Il y aura différents moyens mis en place pour que ces fermiers puissent accéder à ces semences. Des ONG seront impliquées dans le projet. Dans certains cas, ces semences seront mises à disposition gratuitement. Il sera peut-être demandé aux fermiers de mettre de côté une partie des semences récoltées pour être reversée au programme et être redistribuée à d’autres agriculteurs. Il y aura peut-être aussi des petites et moyennes entreprises qui vendront ces semences. Nous voulons valoriser ces produits, que cela devienne un marché plus porteur, ce qui encouragera les fermiers à cultiver ces plantes traditionnelles.
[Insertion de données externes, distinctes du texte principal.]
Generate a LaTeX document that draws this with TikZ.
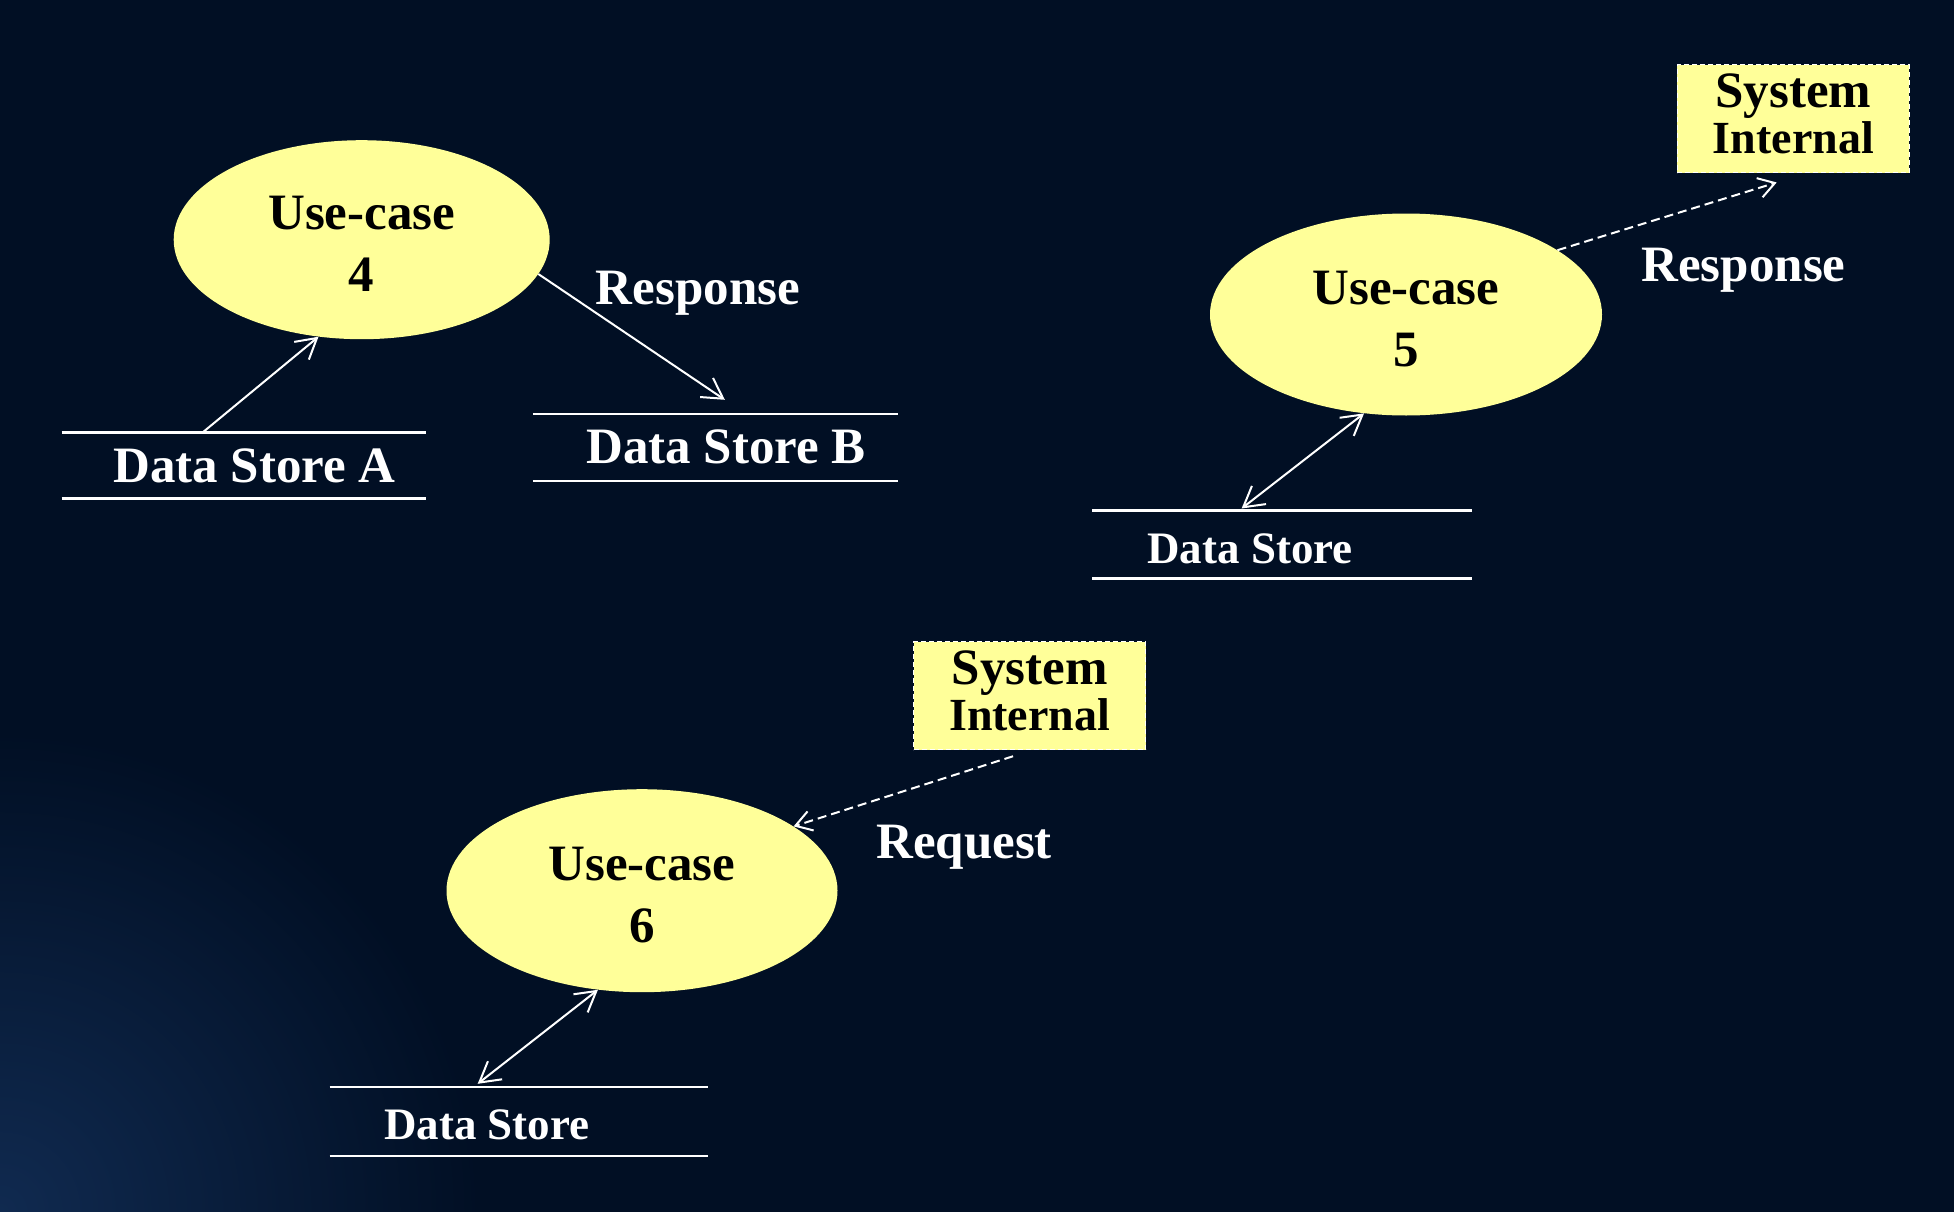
\documentclass[tikz,border=0pt]{standalone}
\usepackage{fontspec}
\setmainfont{Liberation Serif}
\usetikzlibrary{shapes.geometric,arrows.meta}
\definecolor{bg}{RGB}{1,15,36}
\definecolor{glow}{RGB}{16,42,80}
\definecolor{ucyellow}{RGB}{255,255,153}
\begin{document}
\begin{tikzpicture}[x=1pt,y=-1pt,
  >={Straight Barb[length=20pt,width=23pt]},
  usecase/.style={ellipse, fill=ucyellow, inner sep=0pt, align=center, text=black,
    font={\bfseries\fontsize{51}{62}\selectfont}},
  sysbox/.style={rectangle, fill=ucyellow, draw=white, line width=1.5pt,
    dash pattern=on 5pt off 3pt, minimum width=232pt, minimum height=108pt,
    inner sep=0pt, align=center, text=black,
    font={\bfseries\fontsize{51}{45.7}\selectfont\lineskiplimit=-100pt}},
  store/.style={rectangle, inner sep=0pt},
  storeline/.style={draw=white, line width=2.5pt},
  storetext/.style={text=white, inner sep=0pt, font={\bfseries\fontsize{51}{60}\selectfont}},
  storetextsmall/.style={text=white, inner sep=0pt, font={\bfseries\fontsize{45}{54}\selectfont}},
  flowtext/.style={text=white, inner sep=0pt, font={\bfseries\fontsize{51}{60}\selectfont}},
  flow/.style={draw=white, line width=2pt},
  dflow/.style={draw=white, line width=2pt, dash pattern=on 9pt off 5pt,
    -{Straight Barb[length=16pt,width=20pt]}}
]
\useasboundingbox (0,0) rectangle (1954,1212);
\fill[bg] (0,0) rectangle (1954,1212);
\begin{scope}
  \clip (0,0) rectangle (1954,1212);
  \shade[inner color=glow, outer color=bg] (0,1212) circle (480);
\end{scope}

% use-cases
\node[usecase, minimum width=376pt, minimum height=199pt] (uc4) at (361.7,239.7) {\rule{0pt}{42pt}Use-case\\4};
\node[usecase, minimum width=392pt, minimum height=202pt] (uc5) at (1406,314.5) {\rule{0pt}{42pt}Use-case\\5};
\node[usecase, minimum width=391pt, minimum height=203pt] (uc6) at (642,890.7) {\rule{0pt}{42pt}Use-case\\6};

% system internal boxes
\node[sysbox] (si1) at (1793.3,118.7) {System\\{\fontsize{46}{45.7}\selectfont Internal}\rule[-10pt]{0pt}{10pt}};
\node[sysbox] (si2) at (1029.6,695.5) {System\\{\fontsize{46}{45.7}\selectfont Internal}\rule[-10pt]{0pt}{10pt}};

% data stores
\node[store, minimum width=363.5pt, minimum height=66pt,
  label={[name=dsAt, storetext, xshift=11pt]center:Data Store A}] (dsA) at (243.55,465.5) {};
\node[store, minimum width=364.3pt, minimum height=66.7pt,
  label={[name=dsBt, storetext, xshift=11pt]center:Data Store B}] (dsB) at (715.2,447.35) {};
\node[store, minimum width=379.4pt, minimum height=67.5pt,
  label={[name=ds5t, storetextsmall, xshift=-32pt, yshift=-4pt]center:Data Store}] (ds5) at (1282,544.45) {};
\node[store, minimum width=377.7pt, minimum height=68.7pt,
  label={[name=ds6t, storetextsmall, xshift=-32pt, yshift=-3pt]center:Data Store}] (ds6) at (518.75,1121.35) {};
\foreach \d in {dsA,dsB,ds5,ds6}{
  \draw[storeline] (\d.north west) -- (\d.north east) (\d.south west) -- (\d.south east);
}

% flow labels
\node[flowtext, anchor=base] (resp4) at (698,304.2) {Response};
\node[flowtext, anchor=base] (resp5) at (1743.5,281.3) {Response};
\node[flowtext, anchor=base] (req6) at (964,858.9) {Request};

% connectors
\draw[flow, ->] ([xshift=141.2pt]dsA.north west) -- (uc4.246.9);
\draw[flow, ->] (uc4.349.6) -- ([xshift=192pt,yshift=14pt]dsB.north west);
\draw[dflow] (uc5.23.5) -- ([xshift=-16.6pt,yshift=-9pt]si1.south);
\draw[flow, <->] ([xshift=149.5pt,yshift=2pt]ds5.north west) -- (uc5.247.5);
\draw[dflow] ([xshift=-16.6pt,yshift=-6pt]si2.south) -- (uc6.23.5);
\draw[flow, <->] ([xshift=148pt,yshift=3pt]ds6.north west) -- (uc6.246.6);
\end{tikzpicture}
\end{document}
Comment allez-vous convaincre ces agriculteurs de cultiver des plantes traditionnelles, après des décennies de monoculture ?
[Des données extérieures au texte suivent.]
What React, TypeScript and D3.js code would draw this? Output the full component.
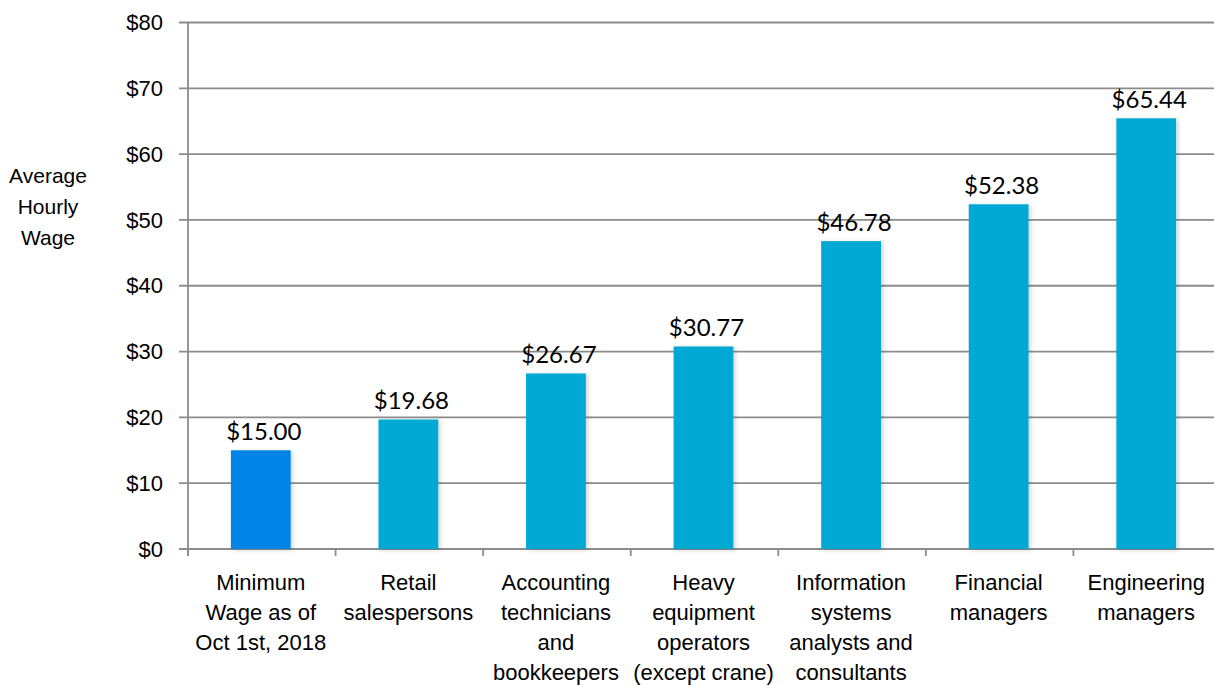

Ce qui est intéressant, c’est que les agriculteurs n’ont jamais complètement abandonné ces cultures locales. Si elles ont été cultivées pendant 10 000 ans, c’est bien qu’il y a une raison. Nous voulons aider à ce que ces cultures soient plus rentables, plus compétitives sur le marché et qu’elles reprennent une place plus importante dans le régime alimentaire des gens.
Cela fait un an que le programme a été lancé. Quelles ont été les réactions ?
La réponse est plutôt positive. Le Fonds international pour le développement agricole des Nations Unies a mis en place une plateforme de financement pour ce projet. Nous avons reçu des fonds du Japon, des Pays-Bas, de la Grande-Bretagne, de la Norvège. Nous sommes ici pour discuter avec la France. Nous avons besoin de soutien politique, financier et technique. La France, par exemple, a des instituts de recherches de pointe qui pourrait aider ce programme.
Vous le disiez, besoin de soutien politique, qu’en disent les pays africains que vous avez approchés ?
L’Union africaine, elle-même, estime qu’il y a toujours eu un sous-investissement pour ces cultures locales. Mais, je pense que les pays africains réalisent qu’avec les différents problèmes, les retards de croissance infantile et plus généralement les carences nutritionnelles, il faut que les choses changent. Et avec ces plantes locales, ils ont la solution en main. Il y a donc il y a un soutien important pour ce genre d’initiative.